■ YOUR INSTRUCTIONS
Beginning at the first line of the data, print each line exactly, stopping after the line that contains "(lfs) at (1236,320)".

########################################

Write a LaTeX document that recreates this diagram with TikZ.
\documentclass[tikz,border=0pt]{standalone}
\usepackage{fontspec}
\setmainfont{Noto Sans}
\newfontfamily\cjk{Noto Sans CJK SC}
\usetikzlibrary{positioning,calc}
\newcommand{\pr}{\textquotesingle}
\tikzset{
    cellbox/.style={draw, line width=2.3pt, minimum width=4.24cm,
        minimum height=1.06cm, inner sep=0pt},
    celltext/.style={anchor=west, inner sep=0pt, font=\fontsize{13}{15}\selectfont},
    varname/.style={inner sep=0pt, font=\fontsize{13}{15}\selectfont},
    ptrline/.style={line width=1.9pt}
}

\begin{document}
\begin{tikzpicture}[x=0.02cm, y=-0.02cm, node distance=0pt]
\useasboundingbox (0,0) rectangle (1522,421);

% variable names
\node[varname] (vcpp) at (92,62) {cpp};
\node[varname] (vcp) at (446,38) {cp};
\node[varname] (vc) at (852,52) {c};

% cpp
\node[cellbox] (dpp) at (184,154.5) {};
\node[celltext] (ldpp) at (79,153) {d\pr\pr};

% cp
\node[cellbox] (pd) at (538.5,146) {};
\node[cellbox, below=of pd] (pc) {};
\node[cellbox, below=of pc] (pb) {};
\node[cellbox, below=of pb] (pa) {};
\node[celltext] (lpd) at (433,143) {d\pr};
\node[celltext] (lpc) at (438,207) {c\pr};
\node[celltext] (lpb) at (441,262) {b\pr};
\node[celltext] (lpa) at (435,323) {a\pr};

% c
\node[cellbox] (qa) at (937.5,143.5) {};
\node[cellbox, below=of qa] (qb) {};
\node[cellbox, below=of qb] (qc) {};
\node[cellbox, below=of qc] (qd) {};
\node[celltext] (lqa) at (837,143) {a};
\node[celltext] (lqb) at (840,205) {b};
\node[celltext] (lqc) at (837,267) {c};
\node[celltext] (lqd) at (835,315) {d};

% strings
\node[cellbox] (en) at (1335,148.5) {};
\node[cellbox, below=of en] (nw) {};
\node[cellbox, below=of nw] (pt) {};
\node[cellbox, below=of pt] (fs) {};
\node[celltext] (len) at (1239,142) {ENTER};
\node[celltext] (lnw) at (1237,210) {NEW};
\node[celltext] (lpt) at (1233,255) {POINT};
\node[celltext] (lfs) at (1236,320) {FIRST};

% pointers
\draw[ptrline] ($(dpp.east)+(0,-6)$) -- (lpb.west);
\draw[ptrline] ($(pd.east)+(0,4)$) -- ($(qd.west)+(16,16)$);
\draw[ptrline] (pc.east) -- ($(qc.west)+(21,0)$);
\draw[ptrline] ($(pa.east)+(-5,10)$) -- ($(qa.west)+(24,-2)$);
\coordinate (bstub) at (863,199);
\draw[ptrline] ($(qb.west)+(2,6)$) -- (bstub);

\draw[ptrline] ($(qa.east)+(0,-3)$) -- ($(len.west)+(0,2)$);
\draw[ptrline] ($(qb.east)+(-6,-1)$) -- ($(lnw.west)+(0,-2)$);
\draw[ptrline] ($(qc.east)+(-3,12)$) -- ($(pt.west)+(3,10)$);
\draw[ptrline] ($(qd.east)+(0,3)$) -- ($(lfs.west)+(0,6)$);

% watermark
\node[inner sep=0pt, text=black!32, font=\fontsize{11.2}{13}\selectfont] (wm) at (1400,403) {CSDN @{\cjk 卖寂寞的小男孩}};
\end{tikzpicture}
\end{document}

########################################

■ FULL OUTPUT
Write a LaTeX document that recreates this diagram with TikZ.
\documentclass[tikz,border=0pt]{standalone}
\usepackage{fontspec}
\setmainfont{Noto Sans}
\newfontfamily\cjk{Noto Sans CJK SC}
\usetikzlibrary{positioning,calc}
\newcommand{\pr}{\textquotesingle}
\tikzset{
    cellbox/.style={draw, line width=2.3pt, minimum width=4.24cm,
        minimum height=1.06cm, inner sep=0pt},
    celltext/.style={anchor=west, inner sep=0pt, font=\fontsize{13}{15}\selectfont},
    varname/.style={inner sep=0pt, font=\fontsize{13}{15}\selectfont},
    ptrline/.style={line width=1.9pt}
}

\begin{document}
\begin{tikzpicture}[x=0.02cm, y=-0.02cm, node distance=0pt]
\useasboundingbox (0,0) rectangle (1522,421);

% variable names
\node[varname] (vcpp) at (92,62) {cpp};
\node[varname] (vcp) at (446,38) {cp};
\node[varname] (vc) at (852,52) {c};

% cpp
\node[cellbox] (dpp) at (184,154.5) {};
\node[celltext] (ldpp) at (79,153) {d\pr\pr};

% cp
\node[cellbox] (pd) at (538.5,146) {};
\node[cellbox, below=of pd] (pc) {};
\node[cellbox, below=of pc] (pb) {};
\node[cellbox, below=of pb] (pa) {};
\node[celltext] (lpd) at (433,143) {d\pr};
\node[celltext] (lpc) at (438,207) {c\pr};
\node[celltext] (lpb) at (441,262) {b\pr};
\node[celltext] (lpa) at (435,323) {a\pr};

% c
\node[cellbox] (qa) at (937.5,143.5) {};
\node[cellbox, below=of qa] (qb) {};
\node[cellbox, below=of qb] (qc) {};
\node[cellbox, below=of qc] (qd) {};
\node[celltext] (lqa) at (837,143) {a};
\node[celltext] (lqb) at (840,205) {b};
\node[celltext] (lqc) at (837,267) {c};
\node[celltext] (lqd) at (835,315) {d};

% strings
\node[cellbox] (en) at (1335,148.5) {};
\node[cellbox, below=of en] (nw) {};
\node[cellbox, below=of nw] (pt) {};
\node[cellbox, below=of pt] (fs) {};
\node[celltext] (len) at (1239,142) {ENTER};
\node[celltext] (lnw) at (1237,210) {NEW};
\node[celltext] (lpt) at (1233,255) {POINT};
\node[celltext] (lfs) at (1236,320) {FIRST};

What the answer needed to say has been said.